Highly Sensitive H2S Sensing with Gold and Platinum Surface-Modified ZnO Nanowire ChemFETs

In this work, we investigate the catalytic effects of gold (Au) and platinum (Pt) nanoparticle layer deposition on highly sensitive zinc oxide (ZnO) nanowires (NWs) used for selective H2S detection in the sub-ppm region. Optimum quality pristine ZnO NWs were grown by high temperature chemical vapor deposition (CVD) in the vapor liquid solid growth (VLS) mode on silicon with a thin Au layer acting as a growth catalyst. The surface of pristine ZnO NWs was modified by systematic magnetron sputtering of discontinuous Au and Pt layers of 0–5 nm thickness.
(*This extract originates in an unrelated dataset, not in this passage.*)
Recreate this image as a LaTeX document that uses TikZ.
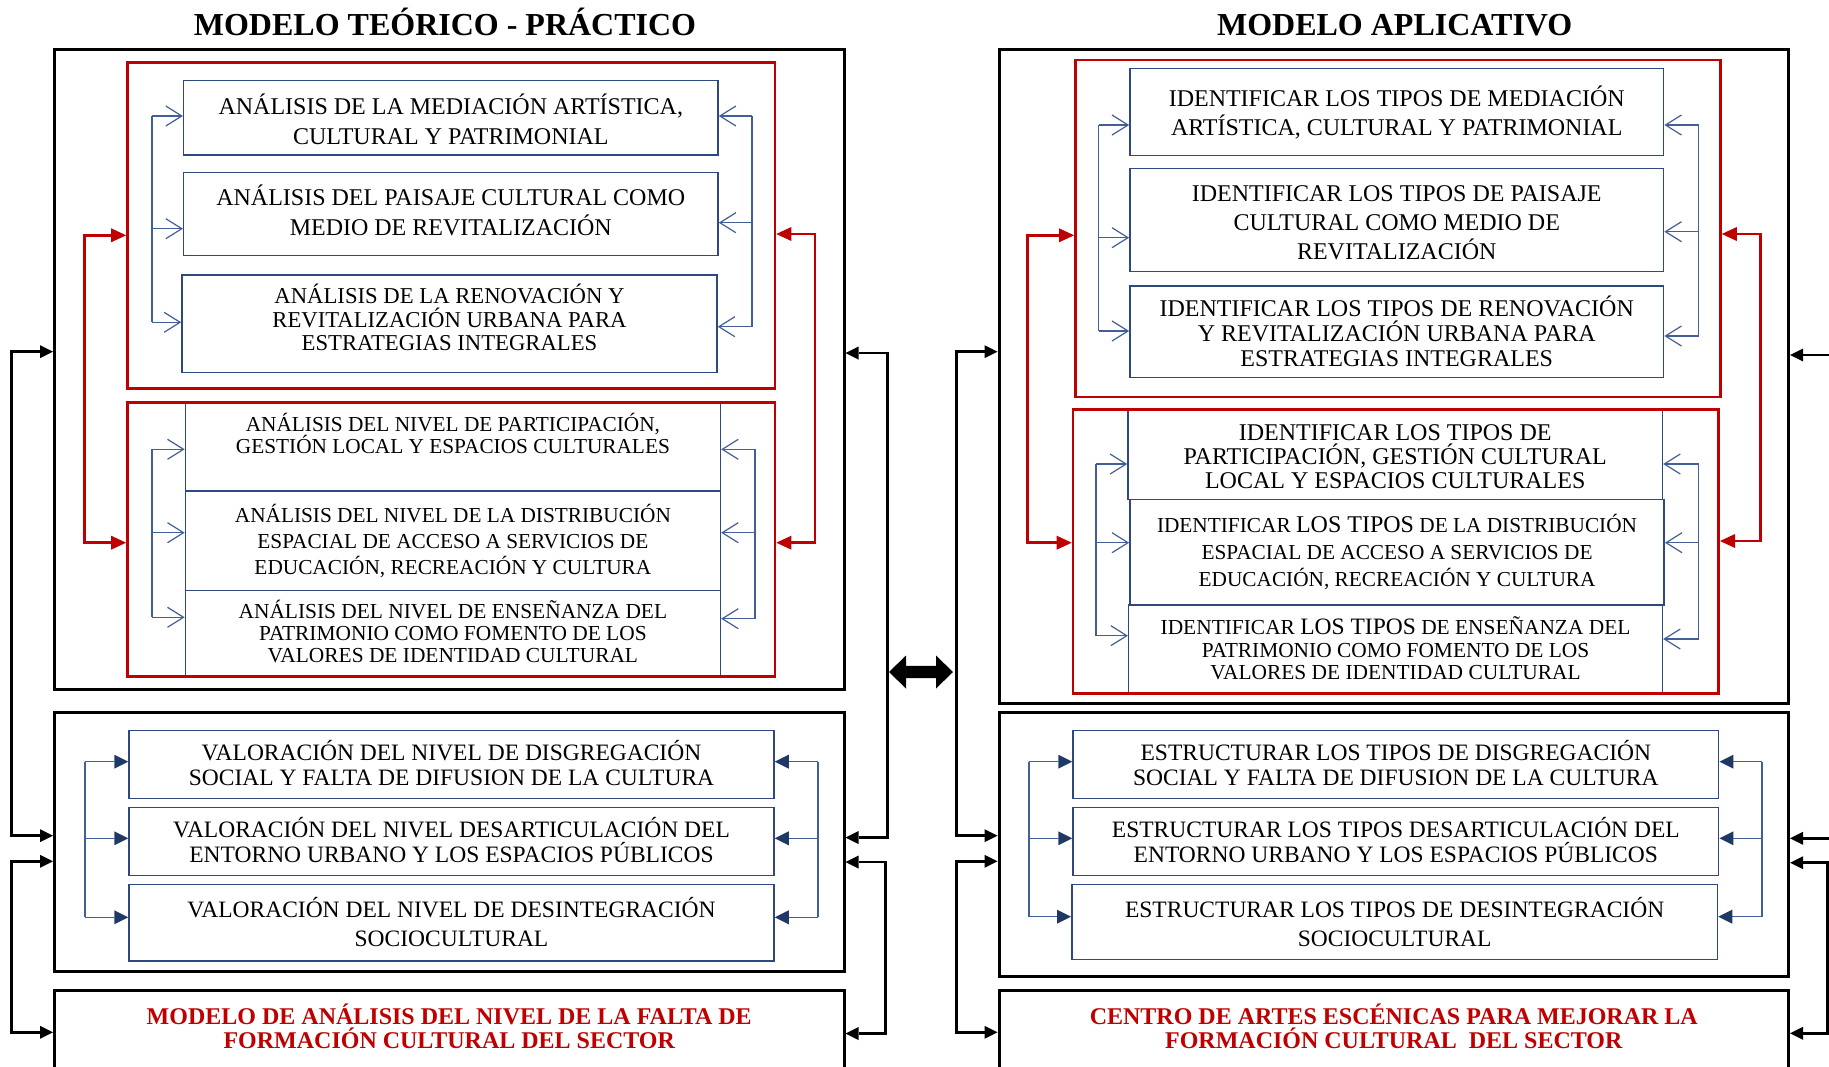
\documentclass[tikz,border=0pt]{standalone}
\usepackage{fontspec}
\setmainfont{Liberation Serif}
\usetikzlibrary{arrows.meta}
\definecolor{myred}{RGB}{192,0,0}
\definecolor{navy}{RGB}{31,56,100}
\definecolor{boxblue}{RGB}{47,72,128}
\definecolor{busblue}{RGB}{68,95,152}
\newcommand\myfs[2]{\fontsize{#1}{#2}\selectfont}
\begin{document}
\begin{tikzpicture}[x=1pt,y=-1pt,
  obox/.style={draw=black,line width=3pt,inner sep=0pt},
  rbox/.style={draw=myred,line width=2.6pt,inner sep=0pt},
  bbox/.style={draw=boxblue,line width=1.5pt,inner sep=0pt},
  txt/.style={inner sep=0pt,align=center},
  bus/.style={draw=busblue,line width=1.2pt},
  oarr/.style={draw=busblue,line width=1.2pt,-{Straight Barb[length=16pt,width=20pt]}},
  farr/.style={draw=busblue,line width=1.2pt,-{Triangle[length=14pt,width=14pt,line width=0pt,color=navy]}},
  rcon/.style={draw=myred,line width=2.6pt,{Triangle[length=15pt,width=14pt,line width=0pt]}-{Triangle[length=15pt,width=14pt,line width=0pt]}},
  kcon/.style={draw=black,line width=2.7pt,{Triangle[length=13pt,width=13pt,line width=0pt]}-{Triangle[length=13pt,width=13pt,line width=0pt]}},
]
\useasboundingbox (0,0) rectangle (1829,1066);
\fill[white] (0,0) rectangle (1829,1066);
\clip (0,0) rectangle (1829,1066);

% ---------------- titles
\node[txt,font=\bfseries\myfs{32}{36}] (T1) at (445,21.7) {MODELO TEÓRICO - PRÁCTICO};
\node[txt,font=\bfseries\myfs{32}{36}] (T2) at (1394.7,25.5) {MODELO APLICATIVO};

% ================= LEFT PANEL
\node[obox,minimum width=789.5pt,minimum height=639.7pt] (OB1) at (449.25,369.15) {};
\node[obox,minimum width=789.5pt,minimum height=259pt] (OB2) at (449.25,842.2) {};
\node[obox,minimum width=789.5pt,minimum height=80pt] (OB3) at (449.25,1030) {};

\node[bbox,minimum width=534.3pt,minimum height=74.3pt] (A1) at (450.85,117.85) {};
\node[bbox,minimum width=534.3pt,minimum height=82.6pt] (A2) at (450.85,214) {};
\node[bbox,minimum width=535pt,minimum height=97.7pt] (A3) at (449.5,323.85) {};
\node[bbox,minimum width=535pt,minimum height=88pt] (B1) at (452.9,447) {};
\node[bbox,minimum width=535pt,minimum height=99.7pt] (B2) at (452.9,540.85) {};
\node[bbox,minimum width=535pt,minimum height=86pt] (B3) at (452.9,633.7) {};
\node[rbox,minimum width=647.6pt,minimum height=326pt] (RB1) at (451.2,225.3) {};
\node[rbox,minimum width=647.6pt,minimum height=274pt] (RB2) at (451.2,539.7) {};
\node[bbox,minimum width=645pt,minimum height=68pt] (C1) at (451.5,764.3) {};
\node[bbox,minimum width=645pt,minimum height=68pt] (C2) at (451.5,841.7) {};
\node[bbox,minimum width=645pt,minimum height=76.7pt] (C3) at (451.5,922.65) {};

\node[txt,font=\myfs{24}{30}] (A1t) at (450.8,119) {ANÁLISIS DE LA MEDIACIÓN ARTÍSTICA,\\CULTURAL Y PATRIMONIAL};
\node[txt,font=\myfs{24}{30}] (A2t) at (450.8,210.6) {ANÁLISIS DEL PAISAJE CULTURAL COMO\\MEDIO DE REVITALIZACIÓN};
\node[txt,font=\myfs{22.7}{23.3}] (A3t) at (449.5,317.4) {ANÁLISIS DE LA RENOVACIÓN Y\\REVITALIZACIÓN URBANA PARA\\ESTRATEGIAS INTEGRALES};
\node[txt,font=\myfs{21.3}{21.7}] (B1t) at (452.9,433.4) {ANÁLISIS DEL NIVEL DE PARTICIPACIÓN,\\GESTIÓN LOCAL Y ESPACIOS CULTURALES};
\node[txt,font=\myfs{21.3}{26.1}] (B2t) at (452.9,541) {ANÁLISIS DEL NIVEL DE LA DISTRIBUCIÓN\\ESPACIAL DE ACCESO A SERVICIOS DE\\EDUCACIÓN, RECREACIÓN Y CULTURA};
\node[txt,font=\myfs{21.4}{21.9}] (B3t) at (452.9,631.6) {ANÁLISIS DEL NIVEL DE ENSEÑANZA DEL\\PATRIMONIO COMO FOMENTO DE LOS\\VALORES DE IDENTIDAD CULTURAL};
\node[txt,font=\myfs{23.5}{25}] (C1t) at (451.5,763.1) {VALORACIÓN DEL NIVEL DE DISGREGACIÓN\\SOCIAL Y FALTA DE DIFUSION DE LA CULTURA};
\node[txt,font=\myfs{23.5}{25}] (C2t) at (451.5,839.8) {VALORACIÓN DEL NIVEL DESARTICULACIÓN DEL\\ENTORNO URBANO Y LOS ESPACIOS PÚBLICOS};
\node[txt,font=\myfs{23.5}{29.3}] (C3t) at (451.5,922) {VALORACIÓN DEL NIVEL DE DESINTEGRACIÓN\\SOCIOCULTURAL};
\node[txt,font=\bfseries\myfs{24}{24},text=myred] (M1) at (449.25,1026) {MODELO DE ANÁLISIS DEL NIVEL DE LA FALTA DE\\FORMACIÓN CULTURAL DEL SECTOR};

% blue buses, left panel
\coordinate (aL1) at (152,116); \coordinate (aL2) at (152,228.7); \coordinate (aL3) at (152,322.3);
\coordinate (aR1) at (752,116); \coordinate (aR2) at (752,222.7); \coordinate (aR3) at (752,326.7);
\draw[bus] (aL1) -- (aL3); \draw[bus] (aR1) -- (aR3);
\foreach \i in {1,2,3} {\draw[oarr] (aL\i) -- (aL\i -| A\i.west); \draw[oarr] (aR\i) -- (aR\i -| A\i.east);}
\coordinate (bL1) at (152,449.3); \coordinate (bL2) at (152,532.7); \coordinate (bL3) at (152,617.3);
\coordinate (bR1) at (755,449.3); \coordinate (bR2) at (755,532.7); \coordinate (bR3) at (755,618.7);
\draw[bus] (bL1) -- (bL3); \draw[bus] (bR1) -- (bR3);
\foreach \i in {1,2,3} {\draw[oarr] (bL\i) -- (bL\i -| B\i.west); \draw[oarr] (bR\i) -- (bR\i -| B\i.east);}
\coordinate (cL1) at (85,761.7); \coordinate (cL2) at (85,838.3); \coordinate (cL3) at (85,917.3);
\coordinate (cR1) at (818,761.7); \coordinate (cR2) at (818,838.3); \coordinate (cR3) at (818,917.3);
\draw[bus] (cL1) -- (cL3); \draw[bus] (cR1) -- (cR3);
\foreach \i in {1,2,3} {\draw[farr] (cL\i) -- (cL\i -| C\i.west); \draw[farr] (cR\i) -- (cR\i -| C\i.east);}

% red connectors, left panel
\coordinate (rL1) at (84.4,235.3); \coordinate (rL2) at (84.4,542.7);
\coordinate (rR1) at (815,234); \coordinate (rR2) at (815,542.7);
\draw[rcon] (rL1 -| RB1.west) -- (rL1) -- (rL2) -- (rL2 -| RB2.west);
\draw[rcon] (rR1 -| RB1.east) -- (rR1) -- (rR2) -- (rR2 -| RB2.east);

% ================= RIGHT PANEL
\node[obox,minimum width=789.6pt,minimum height=653.7pt] (OB1R) at (1393.8,376.15) {};
\node[obox,minimum width=789.6pt,minimum height=263.3pt] (OB2R) at (1393.8,844.35) {};
\node[obox,minimum width=789.6pt,minimum height=80pt] (OB3R) at (1393.8,1030) {};

\node[bbox,minimum width=533.7pt,minimum height=87.4pt] (D1) at (1396.75,112) {};
\node[bbox,minimum width=533.7pt,minimum height=103.4pt] (D2) at (1396.75,220) {};
\node[bbox,minimum width=533.7pt,minimum height=91.7pt] (D3) at (1396.75,331.85) {};
\node[bbox,minimum width=534.4pt,minimum height=89.3pt] (E1) at (1395.2,454.65) {};
\node[bbox,minimum width=534.3pt,minimum height=105.7pt] (E2) at (1397.05,552.15) {};
\node[bbox,minimum width=533.7pt,minimum height=88.3pt] (E3) at (1395.55,649.15) {};
\node[rbox,minimum width=645.1pt,minimum height=337pt] (RR1) at (1397.95,228.5) {};
\node[rbox,minimum width=645.7pt,minimum height=284pt] (RR2) at (1395.85,551.3) {};
\node[bbox,minimum width=645.7pt,minimum height=68pt] (F1) at (1395.85,764.3) {};
\node[bbox,minimum width=645.7pt,minimum height=68pt] (F2) at (1395.85,841.7) {};
\node[bbox,minimum width=645.7pt,minimum height=75pt] (F3) at (1394.65,921.8) {};

\node[txt,font=\myfs{24}{29}] (D1t) at (1396.75,112.2) {IDENTIFICAR LOS TIPOS DE MEDIACIÓN\\ARTÍSTICA, CULTURAL Y PATRIMONIAL};
\node[txt,font=\myfs{24}{29.2}] (D2t) at (1396.75,222.5) {IDENTIFICAR LOS TIPOS DE PAISAJE\\CULTURAL COMO MEDIO DE\\REVITALIZACIÓN};
\node[txt,font=\myfs{24}{25}] (D3t) at (1396.75,331.6) {IDENTIFICAR LOS TIPOS DE RENOVACIÓN\\Y REVITALIZACIÓN URBANA PARA\\ESTRATEGIAS INTEGRALES};
\node[txt,font=\myfs{24}{24.2}] (E1t) at (1395.2,456.8) {IDENTIFICAR LOS TIPOS DE\\PARTICIPACIÓN, GESTIÓN CULTURAL\\LOCAL Y ESPACIOS CULTURALES};
\node[txt,font=\myfs{21.3}{27}] (E2t) at (1397.05,552) {IDENTIFICAR {\myfs{24}{27}LOS TIPOS} DE LA DISTRIBUCIÓN\\ESPACIAL DE ACCESO A SERVICIOS DE\\EDUCACIÓN, RECREACIÓN Y CULTURA};
\node[txt,font=\myfs{21.4}{22.6}] (E3t) at (1395.55,648.4) {IDENTIFICAR {\myfs{23.5}{22.6}LOS TIPOS} DE ENSEÑANZA DEL\\PATRIMONIO COMO FOMENTO DE LOS\\VALORES DE IDENTIDAD CULTURAL};
\node[txt,font=\myfs{23.5}{25}] (F1t) at (1395.85,763.1) {ESTRUCTURAR LOS TIPOS DE DISGREGACIÓN\\SOCIAL Y FALTA DE DIFUSION DE LA CULTURA};
\node[txt,font=\myfs{23.5}{25}] (F2t) at (1395.85,839.8) {ESTRUCTURAR LOS TIPOS DESARTICULACIÓN DEL\\ENTORNO URBANO Y LOS ESPACIOS PÚBLICOS};
\node[txt,font=\myfs{23.5}{29.3}] (F3t) at (1394.65,922) {ESTRUCTURAR LOS TIPOS DE DESINTEGRACIÓN\\SOCIOCULTURAL};
\node[txt,font=\bfseries\myfs{24}{24},text=myred] (M2) at (1393.8,1026) {CENTRO DE ARTES ESCÉNICAS PARA MEJORAR LA\\FORMACIÓN CULTURAL\ \ DEL SECTOR};

% blue buses, right panel
\coordinate (dL1) at (1098.5,125); \coordinate (dL2) at (1098.5,237.7); \coordinate (dL3) at (1098.5,331);
\coordinate (dR1) at (1698.6,125); \coordinate (dR2) at (1698.6,231.7); \coordinate (dR3) at (1698.6,336);
\draw[bus] (dL1) -- (dL3); \draw[bus] (dR1) -- (dR3);
\foreach \i in {1,2,3} {\draw[oarr] (dL\i) -- (dL\i -| D\i.west); \draw[oarr] (dR\i) -- (dR\i -| D\i.east);}
\coordinate (eL1) at (1096,464); \coordinate (eL2) at (1096,542.7); \coordinate (eL3) at (1096,635.7);
\coordinate (eR1) at (1698.6,464); \coordinate (eR2) at (1698.6,542.7); \coordinate (eR3) at (1698.6,639);
\draw[bus] (eL1) -- (eL3); \draw[bus] (eR1) -- (eR3);
\foreach \i in {1,2,3} {\draw[oarr] (eL\i) -- (eL\i -| E\i.west); \draw[oarr] (eR\i) -- (eR\i -| E\i.east);}
\coordinate (fL1) at (1029,761.7); \coordinate (fL2) at (1029,838.3); \coordinate (fL3) at (1029,916.7);
\coordinate (fR1) at (1762,761.7); \coordinate (fR2) at (1762,838.3); \coordinate (fR3) at (1762,916.7);
\draw[bus] (fL1) -- (fL3); \draw[bus] (fR1) -- (fR3);
\foreach \i in {1,2,3} {\draw[farr] (fL\i) -- (fL\i -| F\i.west); \draw[farr] (fR\i) -- (fR\i -| F\i.east);}

% red connectors, right panel
\coordinate (sL1) at (1027.4,235.3); \coordinate (sL2) at (1027.4,542.7);
\coordinate (sR1) at (1760.2,234); \coordinate (sR2) at (1760.2,541);
\draw[rcon] (sL1 -| RR1.west) -- (sL1) -- (sL2) -- (sL2 -| RR2.west);
\draw[rcon] (sR1 -| RR1.east) -- (sR1) -- (sR2) -- (sR2 -| RR2.east);

% ================= black connectors
\coordinate (k1a) at (11.5,351.7); \coordinate (k1b) at (11.5,835.7);
\coordinate (k2a) at (11.5,861.3); \coordinate (k2b) at (11.5,1032.3);
\draw[kcon] (k1a -| OB1.west) -- (k1a) -- (k1b) -- (k1b -| OB2.west);
\draw[kcon] (k2a -| OB2.west) -- (k2a) -- (k2b) -- (k2b -| OB3.west);
\coordinate (k3a) at (887.7,353); \coordinate (k3b) at (887.7,837.6);
\coordinate (k4a) at (885.7,862); \coordinate (k4b) at (885.7,1033.5);
\draw[kcon] (k3a -| OB1.east) -- (k3a) -- (k3b) -- (k3b -| OB2.east);
\draw[kcon] (k4a -| OB2.east) -- (k4a) -- (k4b) -- (k4b -| OB3.east);
\coordinate (k5a) at (956.3,351.7); \coordinate (k5b) at (956.3,835.7);
\coordinate (k6a) at (956.3,861.3); \coordinate (k6b) at (956.3,1032.3);
\draw[kcon] (k5a -| OB1R.west) -- (k5a) -- (k5b) -- (k5b -| OB2R.west);
\draw[kcon] (k6a -| OB2R.west) -- (k6a) -- (k6b) -- (k6b -| OB3R.west);
\coordinate (k7a) at (1836,355); \coordinate (k7b) at (1836,838.3);
\coordinate (k8a) at (1827.6,862.7); \coordinate (k8b) at (1827.6,1033.3);
\draw[kcon] (k7a -| OB1R.east) -- (k7a) -- (k7b) -- (k7b -| OB2R.east);
\draw[kcon] (k8a -| OB2R.east) -- (k8a) -- (k8b) -- (k8b -| OB3R.east);

% ================= central double arrow
\coordinate (dblL) at (889,672); \coordinate (dblR) at (953,672);
\fill[black] (dblL) -- ++(17,-16.5) -- ++(0,10.3) -- ++(30,0) -- ++(0,-10.3) -- (dblR)
  -- ++(-17,16.5) -- ++(0,-10.3) -- ++(-30,0) -- ++(0,10.3) -- cycle;
\end{tikzpicture}
\end{document}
Resistive gas sensors based on the gas sensing mechanism of a chemical field effect transistor (ChemFET) with open gate, which is formed by hundreds of parallel aligned pristine Au-modified or Pt-modified ZnO NWs, were measured toward H2S diluted in dry nitrogen (N2) or in dry synthetic air at room temperature. Gas sensing results showed a largely improved response due to the catalytic effects of metal deposition on the ZnO NW surface. Controlled application of ZnO NW growth under optimized conditions and metal catalyst deposition showed a clear response enhancement toward 1 ppm H2S from the initial 20% achieved with pristine ZnO to over 5000% with ZnO NWs covered by 5 nm of Au, and, hence, significantly lower than the limit of detection.